Microsoft Outlook has tools that can help you capture SPAM messages before they reach your inbox. Those messages are stored in a special SPAM or junk mail folder. SPAM messages that arrive in your inbox can be flagged to help your account identify similar future messages, so they go directly to your junk folder. You should check your SPAM folder weekly to ensure that emails created in the ordinary course of business were not misdirected. Otherwise, you can delete your entire SPAM folder weekly to reduce your email account’s clutter and make more efficient use of your account space.

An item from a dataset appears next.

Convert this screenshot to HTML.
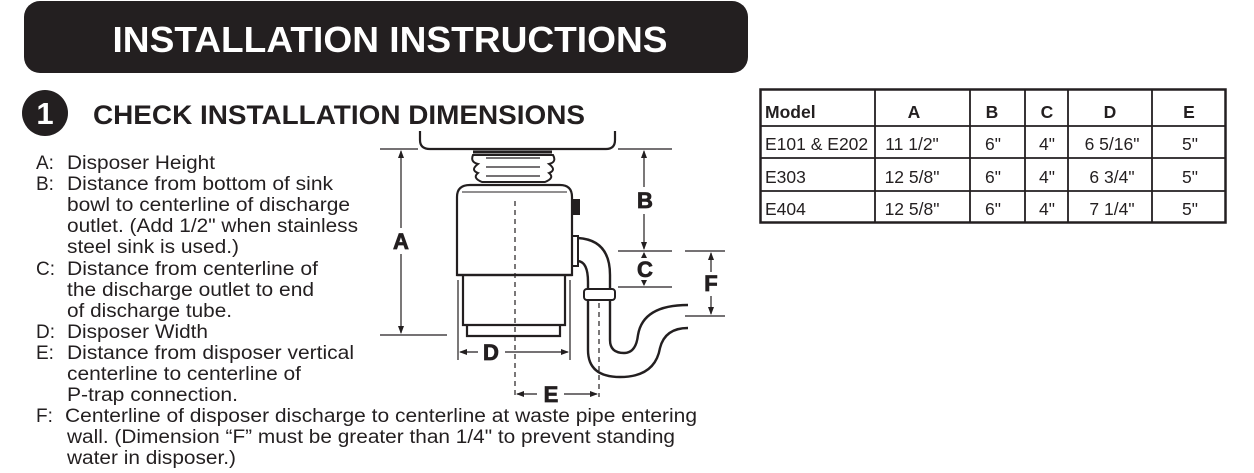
<!DOCTYPE html>
<html><head><meta charset="utf-8"><style>
html,body{margin:0;padding:0;background:#fff;}
svg{display:block;}
text{font-family:"Liberation Sans",Arial,sans-serif;fill:#231f20;}
</style></head><body>
<svg width="1254" height="473" viewBox="0 0 1254 473" xmlns="http://www.w3.org/2000/svg">
<rect x="24" y="1" width="724" height="72" rx="16" fill="#231f20"/>
<text x="390" y="52" font-size="36" font-weight="bold" text-anchor="middle" style="fill:#fff" textLength="555" lengthAdjust="spacingAndGlyphs">INSTALLATION INSTRUCTIONS</text>
<circle cx="45" cy="113" r="23" fill="#231f20"/>
<text x="45" y="124" font-size="31" font-weight="bold" text-anchor="middle" style="fill:#fff">1</text>
<text x="93" y="124" font-size="27" font-weight="bold" textLength="492" lengthAdjust="spacingAndGlyphs">CHECK INSTALLATION DIMENSIONS</text>
<g font-size="19">
<text x="36" y="169">A:</text><text x="67" y="169" textLength="148" lengthAdjust="spacingAndGlyphs">Disposer Height</text>
<text x="36" y="190">B:</text><text x="67" y="190" textLength="266" lengthAdjust="spacingAndGlyphs">Distance from bottom of sink</text>
<text x="67" y="211" textLength="283" lengthAdjust="spacingAndGlyphs">bowl to centerline of discharge</text>
<text x="67" y="232" textLength="291" lengthAdjust="spacingAndGlyphs">outlet. (Add 1/2" when stainless</text>
<text x="67" y="253" textLength="172" lengthAdjust="spacingAndGlyphs">steel sink is used.)</text>
<text x="36" y="275">C:</text><text x="67" y="275" textLength="251" lengthAdjust="spacingAndGlyphs">Distance from centerline of</text>
<text x="67" y="296" textLength="247" lengthAdjust="spacingAndGlyphs">the discharge outlet to end</text>
<text x="67" y="317" textLength="165" lengthAdjust="spacingAndGlyphs">of discharge tube.</text>
<text x="36" y="338">D:</text><text x="67" y="338" textLength="141" lengthAdjust="spacingAndGlyphs">Disposer Width</text>
<text x="36" y="359">E:</text><text x="67" y="359" textLength="287" lengthAdjust="spacingAndGlyphs">Distance from disposer vertical</text>
<text x="67" y="380" textLength="234" lengthAdjust="spacingAndGlyphs">centerline to centerline of</text>
<text x="67" y="401" textLength="171" lengthAdjust="spacingAndGlyphs">P-trap connection.</text>
<text x="36" y="422">F:</text><text x="65" y="422" textLength="632" lengthAdjust="spacingAndGlyphs">Centerline of disposer discharge to centerline at waste pipe entering</text>
<text x="67" y="443" textLength="608" lengthAdjust="spacingAndGlyphs">wall. (Dimension “F” must be greater than 1/4" to prevent standing</text>
<text x="67" y="464" textLength="169" lengthAdjust="spacingAndGlyphs">water in disposer.)</text>
</g>
<!-- table -->
<g stroke="#231f20" fill="none">
<rect x="760.5" y="89.5" width="465" height="133" stroke-width="2.5"/>
<path d="M760 126H1226M760 158H1226M760 191H1226M875 89V223M970 89V223M1025 89V223M1068 89V223M1152 89V223" stroke-width="1.8"/>
</g>
<g font-size="17.5">
<text x="765" y="118" font-weight="bold">Model</text>
<text x="914" y="118" font-weight="bold" text-anchor="middle">A</text>
<text x="992" y="118" font-weight="bold" text-anchor="middle">B</text>
<text x="1047" y="118" font-weight="bold" text-anchor="middle">C</text>
<text x="1110" y="118" font-weight="bold" text-anchor="middle">D</text>
<text x="1189" y="118" font-weight="bold" text-anchor="middle">E</text>
<text x="765" y="150">E101 &amp; E202</text><text x="912" y="150" text-anchor="middle">11 1/2"</text><text x="993" y="150" text-anchor="middle">6"</text><text x="1047" y="150" text-anchor="middle">4"</text><text x="1112" y="150" text-anchor="middle">6 5/16"</text><text x="1190" y="150" text-anchor="middle">5"</text>
<text x="765" y="183">E303</text><text x="912" y="183" text-anchor="middle">12 5/8"</text><text x="993" y="183" text-anchor="middle">6"</text><text x="1047" y="183" text-anchor="middle">4"</text><text x="1112" y="183" text-anchor="middle">6 3/4"</text><text x="1190" y="183" text-anchor="middle">5"</text>
<text x="765" y="215">E404</text><text x="912" y="215" text-anchor="middle">12 5/8"</text><text x="993" y="215" text-anchor="middle">6"</text><text x="1047" y="215" text-anchor="middle">4"</text><text x="1112" y="215" text-anchor="middle">7 1/4"</text><text x="1190" y="215" text-anchor="middle">5"</text>
</g>
<!-- diagram -->
<g stroke="#231f20" fill="none" stroke-width="2">
<path d="M420 131V140Q420 149 430 149H606Q615 149 615 140V131" stroke-width="2.2"/>
<path d="M473 152H552" stroke-width="3"/>
<path d="M473 155Q470 162 478 164Q470 170 478 173Q472 178 482 182H545Q555 178 549 173Q557 170 549 164Q557 162 553 155Z" fill="#fff"/>
<path d="M486 158H540M486 167H540M486 176H540" stroke-width="1.2"/>
<path d="M457 275V197Q457 185 470 185H560Q572 185 572 197V275Z" fill="#fff" stroke-width="2.2"/>
<path d="M462 192H567" stroke-width="1"/>
<path d="M572 200h7v14h-7" stroke-width="2" fill="#231f20"/>
<path d="M457 275H572M463 275V325H565V275" stroke-width="2.2"/>
<path d="M467 325V336H560V325" stroke-width="2.2"/>
<path d="M572 236h6v30h-6" stroke-width="2"/>
<path d="M578 238Q610 240 610 275V340Q610 353 624 353Q636 353 638 335Q643 305 688 305" stroke-width="2.4"/>
<path d="M578 261Q588 262 588 282V350Q588 377 620 377Q655 377 660 348Q665 328 688 328" stroke-width="2.4"/>
<rect x="584" y="289" width="31" height="11" rx="3" fill="#fff" stroke-width="2"/>
<path d="M515 201V397M599 303V397" stroke-width="1.2" stroke-dasharray="5,4"/>
<g stroke-width="1.2">
<path d="M380 149H418M380 335H447"/>
<path d="M401 151V228M401 254V333"/>
<path d="M458 280V360M570 280V360"/>
<path d="M460 352H478M505 352H568"/>
<path d="M517 394H537M564 394H597"/>
<path d="M618 149H672M618 251H672M618 287H672M685 251H725M685 316H725"/>
<path d="M644 151V187M644 214V249M644 253V258M644 281V285M711 253V272M711 296V314"/>
</g>
<g fill="#231f20" stroke="none">
<path d="M401 150l-3 8h6zM401 334l-3-8h6zM459 352l8-3v6zM569 352l-8-3v6zM516 394l8-3v6zM598 394l-8-3v6zM644 150l-3 8h6zM644 250l-3-8h6zM644 252l-3 6h6zM644 286l-3-6h6zM711 252l-3 8h6zM711 315l-3-8h6z"/>
</g>
</g>
<g font-size="22" font-weight="bold" text-anchor="middle" stroke="#231f20" stroke-width="0.8">
<text x="401" y="249">A</text>
<text x="491" y="360">D</text>
<text x="551" y="402">E</text>
<text x="645" y="208">B</text>
<text x="645" y="277">C</text>
<text x="711" y="291">F</text>
</g>
</svg>
</body></html>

Once you have deleted your SPAM messages, you can then tackle a common transient email – the distributed list email. These are emails where you have been cc’d or bcc’d as part of a larger group of recipients such as all department/agency employees. Often, such messages originate within your immediate workplace and include mass reminders such as “cake in the break room” or “flu shots available today.” Such emails distributed to (not by you) are transient non-substantive messages of short-term usefulness and often are not created as part of the normal functions/activities of your agency. Transient emails can be deleted.

Distributed meeting minutes are also considered transient records. Usually after meetings, minutes are sent to all attendees. As a recipient of these minutes, you can delete those messages because the minutes should be preserved permanently by its creator – recipients are not obligated to preserve those emails because you are merely receiving a reference copy.

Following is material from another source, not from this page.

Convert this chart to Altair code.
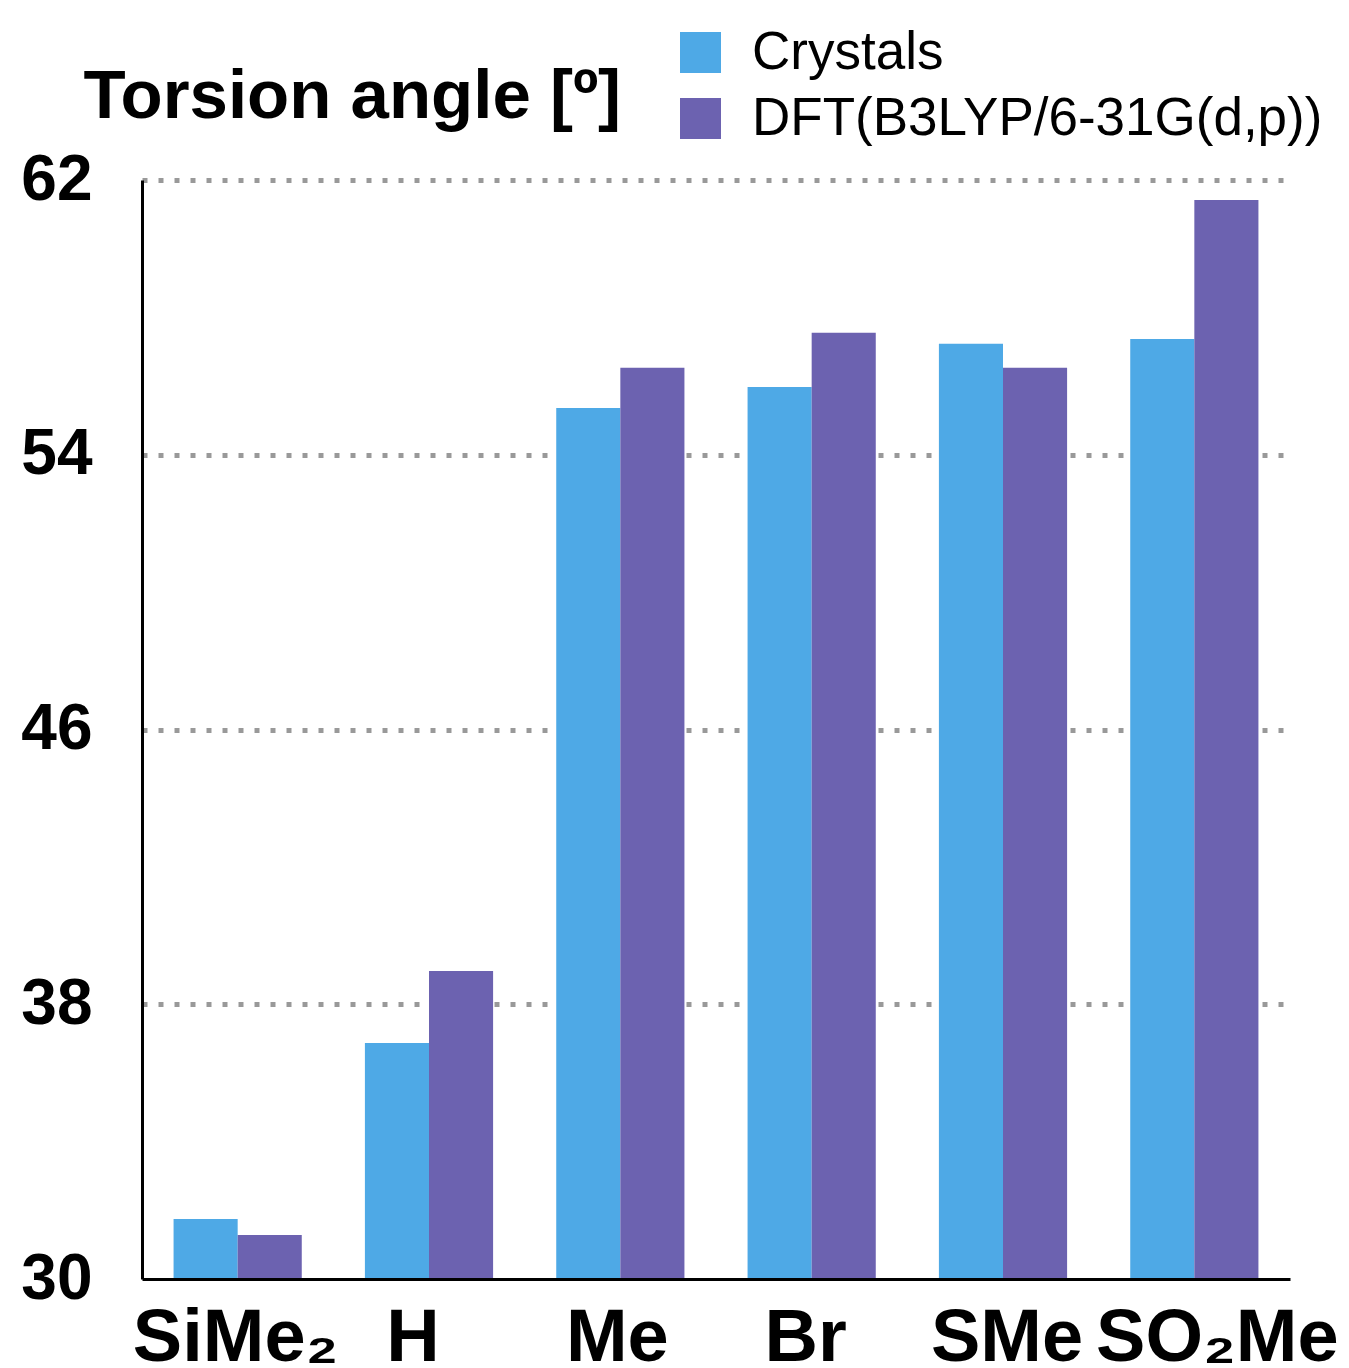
import altair as alt
import pandas as pd

categories = ["SiMe₂", "H", "Me", "Br", "SMe", "SO₂Me"]
crystals = [31.75, 36.87, 55.36, 55.97, 57.23, 57.37]
dft = [31.28, 38.97, 56.53, 57.55, 56.53, 61.42]
series_names = ["Crystals", "DFT(B3LYP/6-31G(d,p))"]
y_ticks = [30, 38, 46, 54, 62]
label_shift = [-2, -16, -3, -6, 4, 23]

rows = []
for i, c in enumerate(categories):
    rows.append({"group": c, "series": series_names[0], "angle": crystals[i]})
    rows.append({"group": c, "series": series_names[1], "angle": dft[i]})
df = pd.DataFrame(rows)

FONT = "Liberation Sans, Arial, Helvetica, sans-serif"

offset_cond = {
    "condition": [{"test": f"datum.value === '{c}'", "value": s}
                  for c, s in zip(categories, label_shift)],
    "value": 0,
}

chart = alt.Chart(df).mark_bar().encode(
    x=alt.X(
        "group:N", sort=categories,
        scale=alt.Scale(paddingInner=0.33, paddingOuter=0.165),
        axis=alt.Axis(title=None, labelAngle=0, labelFontSize=74, labelFontWeight="bold",
                      labelColor="black", labelFont=FONT, labelPadding=23, ticks=False,
                      labelLimit=0, labelOverlap=False, labelOffset=offset_cond,
                      domainColor="black", domainWidth=3, zindex=1, labelBaseline="top"),
    ),
    xOffset=alt.XOffset("series:N", sort=series_names,
                        scale=alt.Scale(paddingInner=0, paddingOuter=0)),
    y=alt.Y(
        "angle:Q",
        scale=alt.Scale(domain=[30, 62], nice=False, zero=False),
        stack=None,
        axis=alt.Axis(values=y_ticks, title="Torsion angle [º]", titleAngle=0,
                      titleX=-59, titleY=-63, titleAlign="left", titleBaseline="alphabetic",
                      titleFontSize=69, titleFontWeight="bold", titleFont=FONT, titleColor="black",
                      titleLimit=0,
                      labelFontSize=64, labelFontWeight="bold", labelFont=FONT, labelColor="black",
                      labelPadding=50, ticks=False, domainColor="black", domainWidth=3,
                      labelLimit=0,
                      grid=True, gridColor="#999999", gridWidth=5, gridDash=[5, 11],
                      gridOpacity=alt.condition("datum.value == 30", alt.value(0), alt.value(1)),
                      zindex=0),
    ),
    y2=alt.datum(30),
    color=alt.Color(
        "series:N", sort=series_names,
        scale=alt.Scale(domain=series_names, range=["#4EA9E6", "#6C62B0"]),
        legend=alt.Legend(title=None, orient="none", legendX=532, legendY=-154,
                          symbolType="square", symbolSize=1681, symbolStrokeWidth=0,
                          labelFontSize=53, labelFont=FONT, labelColor="black", labelLimit=0,
                          labelOffset=25, rowPadding=12, padding=0, symbolOpacity=1),
    ),
).properties(
    width=1148, height=1099,
    autosize=alt.AutoSizeParams(type="none"),
    padding={"left": 134, "top": 172, "right": 51, "bottom": 89},
).configure_view(stroke=None)

chart.save("out.html", embed_options={"renderer": "svg", "actions": False})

Email management is NOT saving all email forever. As email will not manage itself, you must be a proactive manager as email management is your responsibility. Don’t attempt to clean up your email all at once but set aside small intervals of time. See future blogs for additional email clean-up strategies.

What about Government Email?

Can you imagine being able to conduct government business in the State of Alabama without the use of email? In general, public officials are legally obligated to create and maintain records that adequately document agency activities. These government records — including email — facilitate the efficient conduct of government programs and services; ensure effective management of government information; and provide documentation of government business. Considering this, what rules and best practices apply to email when it comes to managing and retaining government records?

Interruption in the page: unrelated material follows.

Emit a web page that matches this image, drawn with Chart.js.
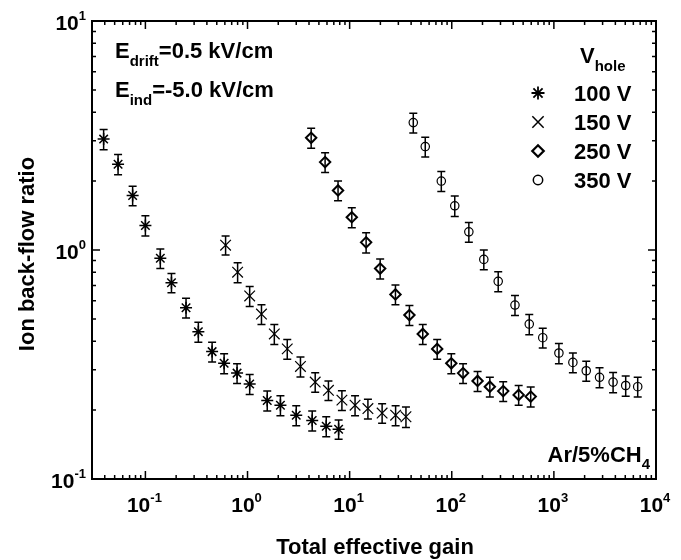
<!DOCTYPE html>
<html>
<head>
<meta charset="utf-8">
<script src="https://cdn.jsdelivr.net/npm/chart.js"></script>
<style>
  body { margin: 0; background: #fff; }
  canvas { display: block; }
</style>
</head>
<body>
<canvas id="ibfChart" width="681" height="560"></canvas>
<script>
// values (Ar/5%CH4, Edrift 0.5 kV/cm, Eind -5.0 kV/cm)
const gain100 = [0.039, 0.054, 0.075, 0.10, 0.14, 0.18, 0.25, 0.33, 0.45, 0.59, 0.79, 1.05, 1.56, 2.1, 3.0, 4.3, 5.9, 7.8];
const ibf100  = [3.05, 2.37, 1.73, 1.28, 0.92, 0.72, 0.56, 0.44, 0.36, 0.32, 0.29, 0.26, 0.22, 0.21, 0.19, 0.18, 0.17, 0.165];
const err100  = [0.31, 0.24, 0.17, 0.13, 0.09, 0.07, 0.055, 0.044, 0.036, 0.032, 0.029, 0.026, 0.022, 0.021, 0.019, 0.018, 0.017, 0.016];

const gain150 = [0.61, 0.80, 1.05, 1.37, 1.83, 2.45, 3.3, 4.6, 6.2, 8.4, 11.3, 15.1, 20.8, 28.2, 35.6];
const ibf150  = [1.05, 0.80, 0.63, 0.525, 0.43, 0.37, 0.31, 0.265, 0.244, 0.221, 0.21, 0.203, 0.194, 0.19, 0.187];
const err150  = [0.10, 0.08, 0.063, 0.052, 0.043, 0.037, 0.031, 0.026, 0.024, 0.022, 0.021, 0.020, 0.019, 0.019, 0.019];

const gain250 = [4.2, 5.75, 7.7, 10.5, 14.5, 19.9, 28.1, 38.5, 52, 72, 99, 129, 179, 236, 319, 452, 593];
const ibf250  = [3.09, 2.42, 1.82, 1.39, 1.08, 0.83, 0.64, 0.52, 0.43, 0.37, 0.32, 0.29, 0.268, 0.253, 0.242, 0.233, 0.229];
const err250  = [0.31, 0.24, 0.18, 0.14, 0.11, 0.083, 0.064, 0.052, 0.043, 0.037, 0.032, 0.029, 0.027, 0.025, 0.024, 0.023, 0.023];

const gain350 = [42, 55, 79, 107, 147, 206, 285, 416, 574, 778, 1120, 1535, 2075, 2800, 3800, 5050, 6620];
const ibf350  = [3.6, 2.83, 2.0, 1.56, 1.2, 0.91, 0.73, 0.575, 0.475, 0.414, 0.355, 0.323, 0.297, 0.278, 0.265, 0.256, 0.253];
const err350  = [0.36, 0.28, 0.20, 0.16, 0.12, 0.091, 0.073, 0.058, 0.048, 0.041, 0.036, 0.032, 0.030, 0.028, 0.027, 0.026, 0.025];

const seriesNames = ['100 V', '150 V', '250 V', '350 V'];
const xTickExps = [-1, 0, 1, 2, 3, 4];
const yTickExps = [-1, 0, 1];

const FONT = '"Liberation Sans", Arial, Helvetica, sans-serif';

function toPoints(xs, ys) {
    return xs.map((x, i) => ({ x: x, y: ys[i] }));
}

const series = [
    { label: seriesNames[0], xs: gain100, ys: ibf100, err: err100, style: 'star', radius: 6, bw: 1.5 },
    { label: seriesNames[1], xs: gain150, ys: ibf150, err: err150, style: 'crossRot', radius: 7.5, bw: 1.2 },
    { label: seriesNames[2], xs: gain250, ys: ibf250, err: err250, style: 'rectRot', radius: 5.2, bw: 2 },
    { label: seriesNames[3], xs: gain350, ys: ibf350, err: err350, style: 'circle', radius: 4.2, bw: 1.2 }
];

// sub/superscript helper, returns x after the text
function drawSub(ctx, main, sub, x, y, mainSize, subSize, dy) {
    ctx.font = 'bold ' + mainSize + 'px ' + FONT;
    ctx.fillText(main, x, y);
    let w = ctx.measureText(main).width;
    ctx.font = 'bold ' + subSize + 'px ' + FONT;
    ctx.fillText(sub, x + w, y + dy);
    return x + w + ctx.measureText(sub).width;
}

function powWidth(ctx, exp) {
    ctx.font = 'bold 21px ' + FONT;
    let w = ctx.measureText('10').width;
    ctx.font = 'bold 13px ' + FONT;
    return w + ctx.measureText(exp).width;
}

const errorBars = {
    id: 'errorBars',
    beforeDatasetsDraw(chart) {
        const ctx = chart.ctx;
        const yScale = chart.scales.y;
        ctx.save();
        ctx.strokeStyle = '#000';
        ctx.lineWidth = 1.5;
        series.forEach((s, i) => {
            const meta = chart.getDatasetMeta(i);
            meta.data.forEach((pt, j) => {
                const top = yScale.getPixelForValue(s.ys[j] + s.err[j]);
                const bot = yScale.getPixelForValue(s.ys[j] - s.err[j]);
                ctx.beginPath();
                ctx.moveTo(pt.x, top); ctx.lineTo(pt.x, bot);
                ctx.moveTo(pt.x - 4, top); ctx.lineTo(pt.x + 4, top);
                ctx.moveTo(pt.x - 4, bot); ctx.lineTo(pt.x + 4, bot);
                ctx.stroke();
            });
        });
        ctx.restore();
    }
};

const frameAndText = {
    id: 'frameAndText',
    afterDraw(chart) {
        const ctx = chart.ctx;
        const a = chart.chartArea;
        const xs = chart.scales.x, ys = chart.scales.y;
        ctx.save();
        ctx.strokeStyle = '#000';
        ctx.fillStyle = '#000';

        // frame
        ctx.lineWidth = 2;
        ctx.strokeRect(a.left, a.top, a.right - a.left, a.bottom - a.top);

        // minor + major ticks, inward on all sides
        ctx.lineWidth = 1.5;
        ctx.beginPath();
        for (let e = -2; e <= 4; e++) {
            for (let m = 1; m <= 9; m++) {
                const v = m * Math.pow(10, e);
                if (v < xs.min || v > xs.max) continue;
                const px = xs.getPixelForValue(v);
                const len = m === 1 ? 8 : 4;
                ctx.moveTo(px, a.bottom); ctx.lineTo(px, a.bottom - len);
                ctx.moveTo(px, a.top); ctx.lineTo(px, a.top + len);
            }
        }
        for (let e = -1; e <= 1; e++) {
            for (let m = 1; m <= 9; m++) {
                const v = m * Math.pow(10, e);
                if (v < ys.min || v > ys.max) continue;
                const py = ys.getPixelForValue(v);
                const len = m === 1 ? 8 : 4;
                ctx.moveTo(a.left, py); ctx.lineTo(a.left + len, py);
                ctx.moveTo(a.right, py); ctx.lineTo(a.right - len, py);
            }
        }
        ctx.stroke();

        // tick labels 10^n
        ctx.textAlign = 'left';
        ctx.textBaseline = 'alphabetic';
        xTickExps.forEach(e => {
            const px = xs.getPixelForValue(Math.pow(10, e));
            const w = powWidth(ctx, String(e));
            drawSub(ctx, '10', String(e), px - w / 2 - 1, 512, 21, 13, -10);
        });
        yTickExps.forEach(e => {
            const py = ys.getPixelForValue(Math.pow(10, e));
            const w = powWidth(ctx, String(e));
            drawSub(ctx, '10', String(e), 86 - w, py + 8.5, 21, 13, -10);
        });

        // axis titles
        ctx.font = 'bold 22px ' + FONT;
        ctx.textAlign = 'center';
        ctx.fillText('Total effective gain', (a.left + a.right) / 2 + 1, 554);
        ctx.save();
        ctx.translate(34, (a.top + a.bottom) / 2 + 4);
        ctx.rotate(-Math.PI / 2);
        ctx.fillText('Ion back-flow ratio', 0, 0);
        ctx.restore();

        // field annotations
        ctx.textAlign = 'left';
        let x = drawSub(ctx, 'E', 'drift', 115, 58, 22, 15, 8);
        ctx.font = 'bold 22px ' + FONT;
        ctx.fillText('=0.5 kV/cm', x, 58);
        x = drawSub(ctx, 'E', 'ind', 115, 97, 22, 15, 8);
        ctx.font = 'bold 22px ' + FONT;
        ctx.fillText('=-5.0 kV/cm', x, 97);

        // gas label, bottom right
        ctx.font = 'bold 15px ' + FONT;
        const w4 = ctx.measureText('4').width;
        ctx.font = 'bold 22px ' + FONT;
        const wAr = ctx.measureText('Ar/5%CH').width;
        drawSub(ctx, 'Ar/5%CH', '4', 650 - w4 - wAr, 462, 22, 15, 7);

        // legend
        drawSub(ctx, 'V', 'hole', 580, 63, 22, 15, 8);
        const rows = [93, 122, 151, 180];
        series.forEach((s, i) => {
            ctx.fillStyle = 'rgba(0,0,0,0)';
            ctx.lineWidth = s.bw + 0.3;
            Chart.helpers.drawPoint(ctx, { pointStyle: s.style, radius: s.radius + 0.5, rotation: 0, borderWidth: s.bw + 0.3 }, 538, rows[i]);
            ctx.fillStyle = '#000';
            ctx.font = 'bold 22px ' + FONT;
            ctx.fillText(s.label, 574, rows[i] + 8);
        });
        ctx.restore();
    }
};

const ctx = document.getElementById('ibfChart').getContext('2d');
const chart = new Chart(ctx, {
    type: 'scatter',
    data: {
        datasets: series.map(s => ({
            label: s.label,
            data: toPoints(s.xs, s.ys),
            showLine: false,
            pointStyle: s.style,
            pointRadius: s.radius,
            pointBorderWidth: s.bw,
            pointBorderColor: '#000',
            pointBackgroundColor: 'rgba(0,0,0,0)'
        }))
    },
    options: {
        responsive: false,
        animation: false,
        devicePixelRatio: 1,
        layout: { padding: { left: 92, right: 25, top: 21, bottom: 81 } },
        scales: {
            x: { type: 'logarithmic', min: 0.03, max: 10000, display: false },
            y: { type: 'logarithmic', min: 0.1, max: 10, display: false }
        },
        plugins: {
            legend: { display: false },
            tooltip: { enabled: false }
        }
    },
    plugins: [errorBars, frameAndText]
});
</script>
</body>
</html>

Let’s define government email. The state of Alabama issues a professional e-mail account for each new employee and public official. However, Alabama law stipulates that any document is a government record when it is created by a government employee in the course of conducting public business — not just those documents created with and/or stored on government property. If an employee is engaging in government activities with his or her personal email account, those emails are government records. This is one reason that the use of official government email accounts is encouraged when conducting public business.

How long must email be maintained by government agencies? It depends. Email itself is not a record type but a format. Because records retention relies on the information in a record and not on the format, agencies cannot apply one retention to all email messages.

Government email messages must be retained and disposed of according to the Records Disposition Authority (RDA) approved by the appropriate records commission for that agency. For example, if your agency’s RDA requires grant project files to be maintained “six years after submission of the final federal financial report,” then email associated with the grant project file would have that same six-year retention. Email messages are subject to the same retention requirements as the same type of records in another format or medium. Keep in mind that the retention of email is dependent upon the content of the email, not where the email account resides.

Email records are also subject to the same legal requirements regarding access as an agency’s other government records, as established by Alabama’s open records law. Because email created in the conduct of state or local business is public record and rarely subject to restrictions, written communications should be articulated clearly and professionally, leaving banter to the break room.